The government is considering raising the limits on purchases of home loans by Fannie Mae and Freddie Mac to help ease a liquidity crunch in the mortgage market.
The federally chartered enterprises are the largest source of money for home loans, with combined portfolios of $1.4 trillion.
Alphonso R. Jackson, secretary of the Department of Housing and Urban Development, yesterday said he talked with Fannie Mae Chief Executive Officer Daniel Mudd and James Lockhart, director of the Office of Federal Housing Enterprise Oversight, about increasing Fannie”s mortgage purchases beyond the current $722.5 billion limit.
“I told him we will take it under advisement and give him an answer probably by [today],” the housing secretary told Bloomberg News.
Besides discussing an increase in overall mortgage holdings, Mr. Jackson said they discussed the possibility of allowing Fannie Mae and Freddie Mac to buy larger mortgages, or so-called “jumbo” loans, that exceed the federal cap of $417,000. Such jumbo loans are common in the Washington area, where house prices are more than twice the national average, but they are becoming increasingly hard to get.
Banks typically sell home loans they originate to Fannie and Freddie — or, in the case of jumbo loans, they sell to private investors through Wall Street firms — to raise the funds they need to make more loans. But the widening credit crunch on Wall Street, precipitated by a surge in defaults, has caused investor interest in private mortgage securities to dry up.
The contagion on Wall Street so far has not spread to securities backed by Fannie and Freddie. Fannie and Freddie preserved their reputations for quality for the most part by staying out of the subprime fray. Under criticism from Congress and the administration, they were cutting back their mortgage purchases even while the private lending business was booming in the early 2000s.
While the mortgage agencies would like to help alleviate the crisis brought on by bad lending practices in the private sector, they are limited by what they can do because of the stricter lending standards they follow — some of which are imposed by Congress. They are expected to uphold the strict new rules on exotic and subprime mortgages that, for example, prohibit combining undocumented loans with no down payments.
President Bush told reporters yesterday that his priority is ensuring that Fannie Mae and Freddie Mac complete the reforms they agreed to as part of a settlement for committing $11.3 billion in accounting errors. While stressing that his priority is for remediation at the companies, Mr. Bush did not reject the idea of raising the portfolio limits.
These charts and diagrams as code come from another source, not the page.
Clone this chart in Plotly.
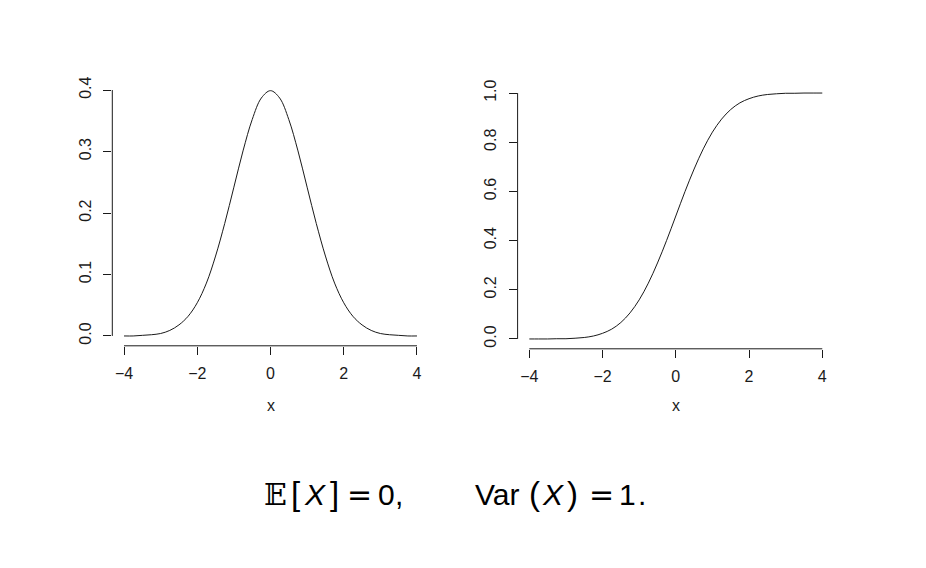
import plotly.graph_objects as go

# ---- data ----
x_vals = [-4, -3.75, -3.5, -3.25, -3, -2.75, -2.5, -2.25, -2, -1.75, -1.5, -1.25, -1,
          -0.75, -0.5, -0.25, 0, 0.25, 0.5, 0.75, 1, 1.25, 1.5, 1.75, 2, 2.25, 2.5,
          2.75, 3, 3.25, 3.5, 3.75, 4]
pdf_vals = [0.000, 0.000, 0.001, 0.002, 0.004, 0.009, 0.018, 0.032, 0.054, 0.086, 0.130,
            0.183, 0.242, 0.301, 0.352, 0.387, 0.399, 0.387, 0.352, 0.301, 0.242, 0.183,
            0.130, 0.086, 0.054, 0.032, 0.018, 0.009, 0.004, 0.002, 0.001, 0.000, 0.000]
cdf_vals = [0.000, 0.000, 0.000, 0.001, 0.001, 0.003, 0.006, 0.012, 0.023, 0.040, 0.067,
            0.106, 0.159, 0.227, 0.309, 0.401, 0.500, 0.599, 0.691, 0.773, 0.841, 0.894,
            0.933, 0.960, 0.977, 0.988, 0.994, 0.997, 0.999, 0.999, 1.000, 1.000, 1.000]
x_ticks = [-4, -2, 0, 2, 4]
pdf_ticks = [0.0, 0.1, 0.2, 0.3, 0.4]
cdf_ticks = [0.0, 0.2, 0.4, 0.6, 0.8, 1.0]
x_title = "x"
# caption tokens: (text, left edge px, kind)
caption_left = [("𝔼", 262, "bb"), ("[", 289, "br"), ("X", 302, "it"), ("]", 328, "br"),
                ("=", 345, "eq"), ("0", 376, "n"), (",", 393, "n")]
caption_right = [("Var", 473, "n"), ("(", 527, "br"), ("X", 540, "it"), (")", 565, "br"),
                 ("=", 587, "eq"), ("1", 617, "n"), (".", 636, "n")]

W, H = 926, 568
FONT = "Liberation Sans, Arial, sans-serif"
INK = "#1a1a1a"
TS = 16

fig = go.Figure()
fig.add_trace(go.Scatter(x=x_vals, y=pdf_vals, mode="lines", line=dict(color=INK, width=1, shape="spline", smoothing=1.0),
                         xaxis="x", yaxis="y", showlegend=False, hoverinfo="skip"))
fig.add_trace(go.Scatter(x=x_vals, y=cdf_vals, mode="lines", line=dict(color=INK, width=1, shape="spline", smoothing=1.0),
                         xaxis="x2", yaxis="y2", showlegend=False, hoverinfo="skip"))

def xa(domain, anchor):
    return dict(domain=domain, anchor=anchor, range=[-4.32, 4.32], tickmode="array",
                tickvals=x_ticks, ticktext=["\u22124", "\u22122", "0", "2", "4"],
                ticks="outside", ticklen=8, tickwidth=1, tickcolor=INK,
                showgrid=False, zeroline=False, showline=False, ticklabelstandoff=5,
                automargin=False, tickfont=dict(family=FONT, size=TS, color=INK))

def ya(domain, anchor, rng, tv):
    return dict(domain=domain, anchor=anchor, range=rng, tickmode="array",
                tickvals=tv, ticktext=[f"{v:.1f}" for v in tv], tickangle=-90,
                ticks="outside", ticklen=8, tickwidth=1, tickcolor=INK,
                showgrid=False, zeroline=False, showline=False, ticklabelstandoff=6,
                automargin=False, tickfont=dict(family=FONT, size=TS, color=INK))

fig.update_layout(
    width=W, height=H, margin=dict(l=0, r=0, t=0, b=0),
    paper_bgcolor="white", plot_bgcolor="white",
    xaxis=xa([112.3 / W, 428.7 / W], "y"),
    yaxis=ya([1 - 345.8 / H, 1 - 80.2 / H], "x", [-0.016, 0.416], pdf_ticks),
    xaxis2=xa([517.6 / W, 834.0 / W], "y2"),
    yaxis2=ya([1 - 348.8 / H, 1 - 83.2 / H], "x2", [-0.04, 1.04], cdf_ticks),
)

# R-style detached axis lines spanning the tick range
for xr, yr, tv in [("x", "y", pdf_ticks), ("x2", "y2", cdf_ticks)]:
    fig.add_shape(type="line", xref=xr, yref=yr + " domain", x0=x_ticks[0], x1=x_ticks[-1], y0=0, y1=0,
                  line=dict(color=INK, width=1))
    fig.add_shape(type="line", xref=xr + " domain", yref=yr, x0=0, x1=0, y0=tv[0], y1=tv[-1],
                  line=dict(color=INK, width=1))

# axis titles
for xr in ["x", "x2"]:
    fig.add_annotation(text=x_title, xref=xr, x=0, yref="paper", y=1 - 405 / H, yanchor="middle",
                       showarrow=False, font=dict(family=FONT, size=TS, color=INK))

# caption
for tokens in (caption_left, caption_right):
    for txt, px, kind in tokens:
        fam, size, yc = FONT, 30, 494
        if kind == "bb":
            fam = "DejaVu Serif, DejaVu Sans"
        elif kind == "br":
            size, yc = 33, 493
        elif kind == "eq":
            fam = "DejaVu Sans, Liberation Sans"
        fig.add_annotation(text=f"<i>{txt}</i>" if kind == "it" else txt, xref="paper", x=px / W, xanchor="left",
                           yref="paper", y=1 - yc / H, yanchor="middle", showarrow=False,
                           font=dict(family=fam, size=size, color="black"))

fig.write_html("out.html", config={"displayModeBar": False},
               post_script="document.body.style.margin='0';")
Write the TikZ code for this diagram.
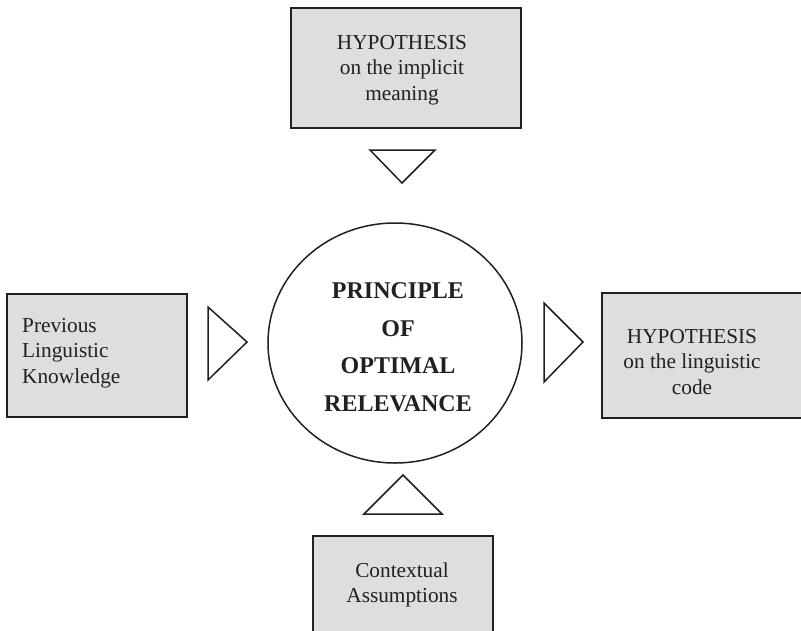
\documentclass[tikz,border=0pt]{standalone}
\usepackage{fontspec}
\setmainfont{Liberation Serif}
\usetikzlibrary{shapes.geometric}
\definecolor{boxfill}{RGB}{221,222,224}
\definecolor{ink}{RGB}{35,31,32}
\begin{document}
\begin{tikzpicture}[x=1pt,y=-1pt,
  box/.style={draw=ink, line width=1.8pt, fill=boxfill, inner sep=0pt},
  txt/.style={font=\fontsize{21.3}{25.5}\selectfont, text=ink, align=center, inner sep=0pt},
  boldtxt/.style={font=\bfseries\fontsize{24}{37.5}\selectfont, text=ink, align=center, inner sep=0pt},
  tri/.style={draw=ink, line width=1.5pt, line join=miter, fill=white}]
\useasboundingbox (0,0) rectangle (801,630);
\clip (0,0) rectangle (801,630);
% boxes
\node[box, minimum width=230pt, minimum height=120pt] (topbox) at (406,68) {};
\node[box, minimum width=180pt, minimum height=123pt] (leftbox) at (97,355.5) {};
\node[box, minimum width=208pt, minimum height=125pt] (rightbox) at (706,355.5) {};
\node[box, minimum width=180pt, minimum height=104pt] (botbox) at (403,588) {};
% central ellipse
\node[draw=ink, line width=1.5pt, ellipse, minimum width=254pt, minimum height=240pt, inner sep=0pt] (prin) at (395,343) {};
% texts
\node[txt] (toptext) at (402,70) {HYPOTHESIS\\on the implicit\\meaning};
\node[txt, align=left, anchor=west] (lefttext) at (22,353) {Previous\\Linguistic\\Knowledge};
\node[txt] (righttext) at (692,362) {HYPOTHESIS\\on the linguistic\\code};
\node[txt] (bottext) at (402,585) {Contextual\\Assumptions};
\node[boldtxt] (prtext) at (398,347) {PRINCIPLE\\OF\\OPTIMAL\\RELEVANCE};
% triangles
\coordinate (t1a) at (370,150); \coordinate (t1b) at (435,150); \coordinate (t1c) at (402,183);
\coordinate (t2a) at (208,307); \coordinate (t2b) at (208,380); \coordinate (t2c) at (247,342);
\coordinate (t3a) at (544,303); \coordinate (t3b) at (544,382); \coordinate (t3c) at (583,342);
\coordinate (t4a) at (364,514); \coordinate (t4b) at (442,514); \coordinate (t4c) at (403,475);
\draw[tri] (t1a) -- (t1b) -- (t1c) -- cycle;
\draw[tri] (t2a) -- (t2b) -- (t2c) -- cycle;
\draw[tri] (t3a) -- (t3b) -- (t3c) -- cycle;
\draw[tri] (t4a) -- (t4b) -- (t4c) -- cycle;
\end{tikzpicture}
\end{document}
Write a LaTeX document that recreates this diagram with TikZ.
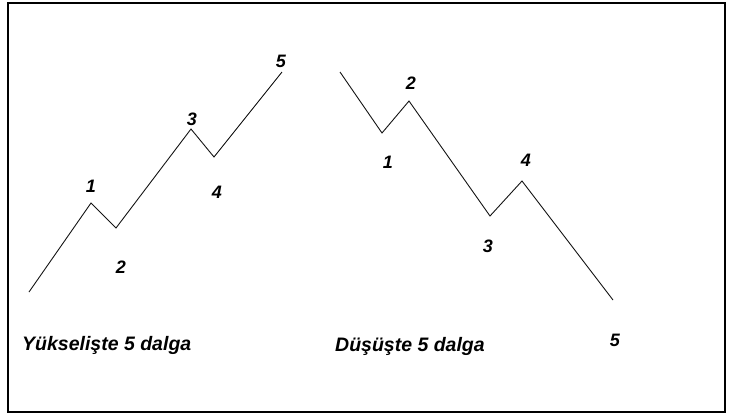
\documentclass[tikz,border=0pt]{standalone}
\usepackage{fontspec}
\setmainfont{Liberation Sans}
\usepackage{tikz}
\usetikzlibrary{positioning}
\definecolor{mydark}{RGB}{20,20,20}
\tikzset{
  wave/.style={line width=0.9pt, color=mydark, line join=miter},
  wavenum/.style={font=\fontsize{18}{20}\selectfont\bfseries\itshape, inner sep=0pt},
  caption/.style={font=\fontsize{19.5}{22}\selectfont\bfseries\itshape, inner sep=0pt, anchor=base west},
  frame/.style={line width=2pt, color=black}
}
\begin{document}
\begin{tikzpicture}[x=1pt, y=-1pt]
  \useasboundingbox (0,0) rectangle (729,416);
  % Outer frame
  \draw[frame] (8,3) rectangle (725,412);

  % Rising five waves
  \coordinate (u0) at (29,292);
  \coordinate (u1) at (91,203);
  \coordinate (u2) at (116,228);
  \coordinate (u3) at (191,129);
  \coordinate (u4) at (214,157);
  \coordinate (u5) at (282,72);
  \draw[wave] (u0) -- (u1) -- (u2) -- (u3) -- (u4) -- (u5);
  \node[wavenum] (un1) at (91,186) {1};
  \node[wavenum] (un2) at (121,267) {2};
  \node[wavenum] (un3) at (192,119) {3};
  \node[wavenum] (un4) at (217,192) {4};
  \node[wavenum] (un5) at (281,61) {5};

  % Falling five waves
  \coordinate (d0) at (340,72);
  \coordinate (d1) at (382,133);
  \coordinate (d2) at (409,101);
  \coordinate (d3) at (490,216);
  \coordinate (d4) at (522,181);
  \coordinate (d5) at (613,300);
  \draw[wave] (d0) -- (d1) -- (d2) -- (d3) -- (d4) -- (d5);
  \node[wavenum] (dn1) at (388,162) {1};
  \node[wavenum] (dn2) at (411,83) {2};
  \node[wavenum] (dn3) at (488,246) {3};
  \node[wavenum] (dn4) at (526,160) {4};
  \node[wavenum] (dn5) at (615,340) {5};

  % Captions
  \node[caption] (upcap) at (22,350) {Yükselişte 5 dalga};
  \node[caption] (downcap) at (335,351) {Düşüşte 5 dalga};
\end{tikzpicture}
\end{document}
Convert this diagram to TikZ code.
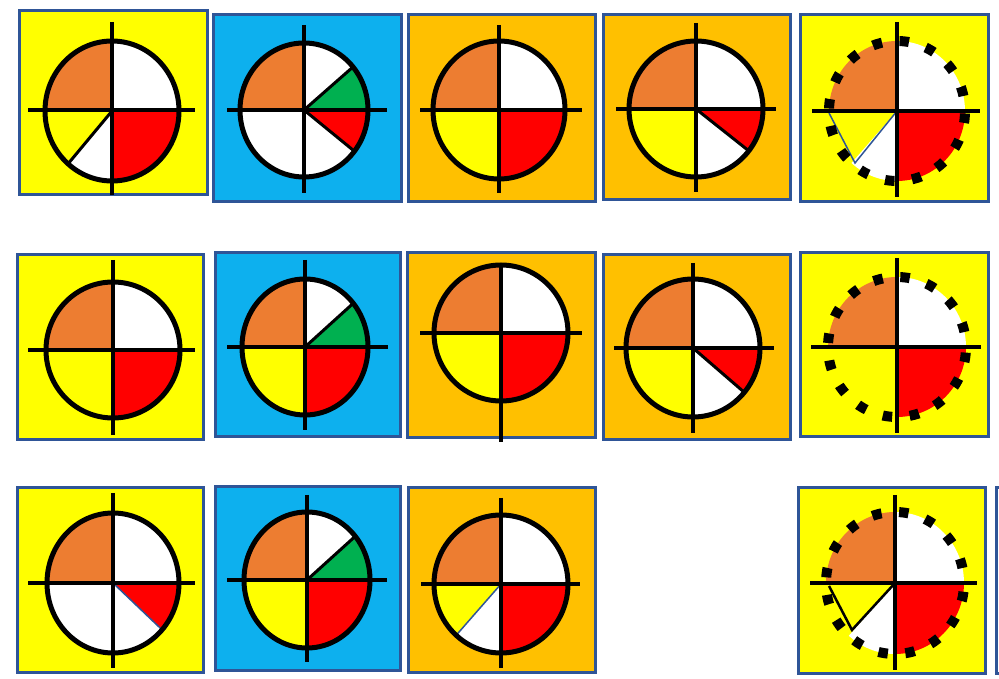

“First thing, we back is reforming these entities,” he said. “Let”s get them reformed first. Now is the time to get it done.”
The president”s remarks suggest that the administration is concerned that some opponents of reform at the agencies and in Congress will attempt to use the current crisis in the mortgage market to forestall the restructuring of Fannie Mae and Freddie Mac.
Senate Banking, Housing and Urban Affairs Committee Chairman Christopher J. Dodd, Connecticut Democrat, and Sen. Charles E. Schumer, New York Democrat, among other lawmakers, has asked regulators to loosen some restrictions on Fannie and Freddie and allow them to buy more loans.
“Regulators should consider devising an action plan to help prevent the spike in foreclosures that is anticipated and preserve liquidity in the secondary mortgage market,” Mr. Schumer wrote to Treasury Secretary Henry M. Paulson Jr., Federal Reserve Chairman Ben S. Bernanke and other regulators yesterday.
Mr. Schumer is particularly concerned about the sudden unavailability of jumbo mortgages, which are used frequently in New York, as they are in Washington, because the value of most houses exceeds the $417,000 threshold for jumbo loans.
“Nobody, including me, wants or expects the federal regulators to step in and lend a hand to the private-sector players who took risky gambles in the subprime market,” he said. “But when millions of Americans who have good credit now face the real possibility of not being able to purchase a home because of spillovers from the subprime market, we need the regulators to play a leadership role to preserve market liquidity and minimize the damage.”
Mr. Jackson said Fannie Mae and Freddie Mac “have a role” to play in reviving mortgage credit.
“Can they resolve the whole problem? No,” he said. “But I think they can help curb the problem to a point.”
Mortgage analysts agreed that Fannie Mae cannot entirely cure what”s ailing the mortgage markets.
Joshua Rosner, analyst with Graham Fisher, said “mass delusion” on Wall Street has led many investors to pray for a bailout, but the agencies will be unable to buy the most troubled loans in the sub-prime and “Alternative-A” categories where liquidity dried up. He added it would take an act of Congress for them to get into the jumbo loan business.